On the other side of the complex is the Alameda Supper Club, which is scheduled to open March 16. The space, which will serve dinner and weekend brunch, contains a 16-person private dining room, an indoor bar, and an outdoor patio and bar space.
The Market, located in the corner of the building, provides a space for customers to purchase both items produced by The Manufactory, and options made elsewhere. Those looking to grab a quick bite can head to a walk-up window to snag smaller items such as pastries and coffees.
A quick ride in the elevator reveals the 6,000-square foot Coffee Manufactory Roastery, which is highlighted by the almost 60-year-old German Probat coffee roaster dubbed Bertha. At top efficiency it can roast nearly 70,000 pounds of coffee beans per week.
Jordan, who had recently returned from a bean-sourcing trip to Ethiopia, said that while Bertha dates back to 1961, the roastery is otherwise filled with state-of-the-art equipment that makes the roasting process more efficient. This includes mechanical arms to lift the 150-pound bags of coffee beans.
“We had the opportunity to build something from scratch,” Jordan said. “You see it as this big thing, but it’s the nuanced things, like this machine, like the grain elevators, that make this a really great place to work.”
Then, of course, there is the massive bakery. Visible from Row’s ground level through almost floor-to-ceiling windows, the facility also has state-of-the art equipment, though on a recent visit the machines were covered in flecks of flour as employees wrangled massive globs of dough from the huge mixers. Robertson described the scene as a smaller industrial bakery.
“We’re using industrial technology, but we’ve scaled it down,” Robertson said. “It’s like walking into a Transformer. We’re using technology to enhance the artisanal process.”
Building a Team
The Manufactory is Robertson and Prueitt’s seventh project since they opened the first Tartine Bakery in the Bay Area in 2002. There is now the flagship Tartine Manufactory in San Francisco’s Mission District, as well as three locations in South Korea. There are plans to open a cafe in Japan.
Despite the international growth, Robertson said he and Prueitt knew that they wanted to expand to Southern California.
They were introduced to Row DTLA in 2016. Development firm Atlas Capital acquired the complex in 2014 and has since been transforming the aged collection of buildings — previously best known as the home to American Apparel — into a modern destination filled with businesses seeking creative office space, and a collection of independent shops and restaurants.
While Robertson said that he was instantly intrigued by the property, he was unsure of what to do with such a large space. When it came time to move forward, he and Prueitt partnered with Bianco, who was known for his Pizzeria Bianco in Phoenix, and Jordan, who had worked as a coffee taster (also known as a cupper) for Starbucks.
The team faced challenges from the beginning.

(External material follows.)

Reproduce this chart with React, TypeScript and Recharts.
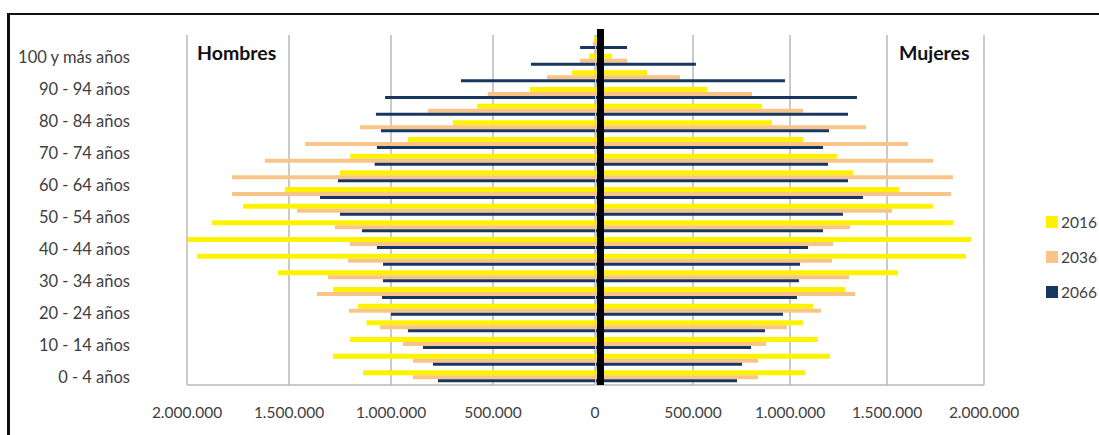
import { BarChart, Bar, XAxis, YAxis, CartesianGrid, Legend } from "recharts";

// Grupos de edad, de menor a mayor
const grupos = [
  "0 - 4 años", "5 - 9 años", "10 - 14 años", "15 - 19 años", "20 - 24 años",
  "25 - 29 años", "30 - 34 años", "35 - 39 años", "40 - 44 años", "45 - 49 años",
  "50 - 54 años", "55 - 59 años", "60 - 64 años", "65 - 69 años", "70 - 74 años",
  "75 - 79 años", "80 - 84 años", "85 - 89 años", "90 - 94 años", "95 - 99 años",
  "100 y más años",
];

// Hombres
const hombres2016 = [
  1137000, 1284000, 1201000, 1120000, 1162000, 1284000, 1554000, 1951000, 1995000, 1877000,
  1725000, 1520000, 1250000, 1200000, 917000, 696000, 578000, 319000, 113000, 30000, 5000,
];
const hombres2036 = [
  892000, 892000, 941000, 1054000, 1206000, 1363000, 1309000, 1211000, 1201000, 1275000,
  1461000, 1779000, 1779000, 1618000, 1421000, 1152000, 819000, 525000, 235000, 73000, 10000,
];
const hombres2066 = [
  770000, 794000, 843000, 917000, 1000000, 1044000, 1039000, 1039000, 1069000, 1142000,
  1250000, 1348000, 1260000, 1080000, 1069000, 1049000, 1074000, 1029000, 657000, 314000, 73000,
];

// Mujeres
const mujeres2016 = [
  1077000, 1206000, 1144000, 1067000, 1119000, 1284000, 1557000, 1907000, 1933000, 1840000,
  1737000, 1562000, 1325000, 1242000, 1067000, 907000, 856000, 572000, 263000, 82000, 13000,
];
const mujeres2036 = [
  835000, 835000, 876000, 985000, 1160000, 1335000, 1304000, 1217000, 1222000, 1309000,
  1526000, 1830000, 1840000, 1737000, 1608000, 1392000, 1067000, 804000, 433000, 160000, 40000,
];
const mujeres2066 = [
  727000, 753000, 799000, 871000, 964000, 1036000, 1046000, 1052000, 1093000, 1170000,
  1273000, 1376000, 1299000, 1196000, 1170000, 1201000, 1299000, 1345000, 974000, 515000, 160000,
];

const ticksHombres = [0, 500000, 1000000, 1500000, 2000000];
const ticksMujeres = [500000, 1000000, 1500000, 2000000];

const AMARILLO = "#FFF200";
const NARANJA = "#F9C48A";
const AZUL = "#17375E";
const GRIS = "#b8b8b8";
const TEXTO = "#404040";
const FUENTE = "Lato, 'Open Sans', sans-serif";

// filas de arriba (100 y más) hacia abajo (0 - 4)
const filas = grupos
  .map((g, i) => ({
    grupo: g,
    h2016: hombres2016[i],
    h2036: hombres2036[i],
    h2066: hombres2066[i],
    m2016: mujeres2016[i],
    m2036: mujeres2036[i],
    m2066: mujeres2066[i],
  }))
  .reverse();

const miles = (v: number) => String(v).replace(/\B(?=(\d{3})+(?!\d))/g, ".");

const tickNum = { fontSize: 15.5, fill: TEXTO, fontFamily: FUENTE };

function LeyendaAnios({ payload }: any) {
  return (
    <div style={{ fontFamily: FUENTE, fontSize: 15.5, color: TEXTO, whiteSpace: "nowrap" }}>
      {(payload || []).map((p: any) => (
        <div key={p.value} style={{ display: "flex", alignItems: "center", height: 35 }}>
          <span style={{ width: 12, height: 12, background: p.color, marginRight: 3, display: "inline-block" }} />
          <span>{p.value}</span>
        </div>
      ))}
    </div>
  );
}

const titulo = {
  position: "absolute" as const,
  top: 42,
  fontSize: 19.5,
  lineHeight: "22px",
  fontWeight: 700,
  color: "#111",
};

export default function App() {
  return (
    <div
      style={{
        position: "absolute",
        left: 0,
        top: 0,
        width: 1099,
        height: 435,
        overflow: "hidden",
        background: "#fff",
        fontFamily: FUENTE,
      }}
    >
      {/* marco */}
      <div
        style={{
          position: "absolute",
          left: 7,
          top: 13,
          width: 1110,
          height: 440,
          borderLeft: "3px solid #111",
          borderTop: "2px solid #111",
        }}
      />

      {/* hombres */}
      <div style={{ position: "absolute", left: 0, top: 0 }}>
        <BarChart
          width={600}
          height={435}
          data={filas}
          layout="vertical"
          barGap={0}
          margin={{ top: 35, right: 5, bottom: 20, left: 0 }}
        >
          <CartesianGrid horizontal={false} stroke={GRIS} strokeWidth={1.5} yAxisId="barras" />
          <XAxis
            type="number"
            domain={[0, 2000000]}
            ticks={ticksHombres}
            reversed
            tickFormatter={miles}
            tick={tickNum}
            tickLine={false}
            tickSize={0}
            tickMargin={22}
            height={30}
            axisLine={{ stroke: GRIS, strokeWidth: 1.5 }}
          />
          <YAxis yAxisId="barras" type="category" dataKey="grupo" width={0} hide />
          <YAxis
            yAxisId="etiquetas"
            type="category"
            dataKey="grupo"
            width={187}
            padding={{ top: 14, bottom: 0 }}
            interval={1}
            axisLine={false}
            tickLine={false}
            tickSize={0}
            tickMargin={57}
            tick={{ fontSize: 16.5, fill: TEXTO, fontFamily: FUENTE }}
          />
          <Bar yAxisId="barras" dataKey="h2016" name="2016" fill={AMARILLO} barSize={5} isAnimationActive={false} />
          <Bar yAxisId="barras" dataKey="h2036" name="2036" fill={NARANJA} barSize={4} isAnimationActive={false} />
          <Bar yAxisId="barras" dataKey="h2066" name="2066" fill={AZUL} barSize={3} isAnimationActive={false} />
        </BarChart>
      </div>

      {/* mujeres */}
      <div style={{ position: "absolute", left: 596, top: 0 }}>
        <BarChart
          width={503}
          height={435}
          data={filas}
          layout="vertical"
          barGap={0}
          margin={{ top: 35, right: 115, bottom: 20, left: 0 }}
        >
          <CartesianGrid horizontal={false} stroke={GRIS} strokeWidth={1.5} />
          <XAxis
            type="number"
            domain={[0, 2000000]}
            ticks={ticksMujeres}
            tickFormatter={miles}
            tick={tickNum}
            tickLine={false}
            tickSize={0}
            tickMargin={22}
            height={30}
            axisLine={{ stroke: GRIS, strokeWidth: 1.5 }}
          />
          <YAxis type="category" dataKey="grupo" width={0} hide />
          <Bar dataKey="m2016" name="2016" fill={AMARILLO} barSize={5} isAnimationActive={false} />
          <Bar dataKey="m2036" name="2036" fill={NARANJA} barSize={4} isAnimationActive={false} />
          <Bar dataKey="m2066" name="2066" fill={AZUL} barSize={3} isAnimationActive={false} />
          <Legend
            layout="vertical"
            align="center"
            verticalAlign="middle"
            content={<LeyendaAnios />}
            wrapperStyle={{ left: 450, top: 204, width: 53 }}
          />
        </BarChart>
      </div>

      {/* eje central */}
      <div style={{ position: "absolute", left: 597, top: 29, width: 7, height: 356, background: "#000" }} />

      <div style={{ ...titulo, left: 197 }}>Hombres</div>
      <div style={{ ...titulo, left: 899 }}>Mujeres</div>
    </div>
  );
}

The warehouses were originally constructed in the 1920s by Southern Pacific Railroad as the Los Angeles Terminal Market. Crews essentially had to strip the building down to its core and completely rebuild and retrofit the space. Studio BBA was hired to handle designs.
After the fall 2017 opening was missed, other anticipated debut dates came and went. The team encountered difficulties common in Los Angeles.
“Between all the permits and the people involved, it’s so big that it’s almost like a city project,” Robertson said. “But the harder you work for it, it’s almost like you appreciate it more.”
The team behind the Manufactory sees the project as just its first move in Los Angeles. It plans to open three smaller cafes across the region this year, starting with a spot in Silver Lake at 3921 W. Sunset Blvd. That will be followed by outposts in Hollywood and Santa Monica.
The bakery is capable of pumping out about 5,000 loaves of bread a day, and the Downtown operation will employ a total of 300 people once it hits full capacity. After the other locations open, the goods manufactured at Row DTLA will spread out across Los Angeles.
That is in the future, and right now the focus is on The Manufactory. Robertson said that early reactions have been positive, though there have been some jabs tied to the elongated opening process.
He understands the comments, but is more focused on the scent of fresh bread and the people who will eat it.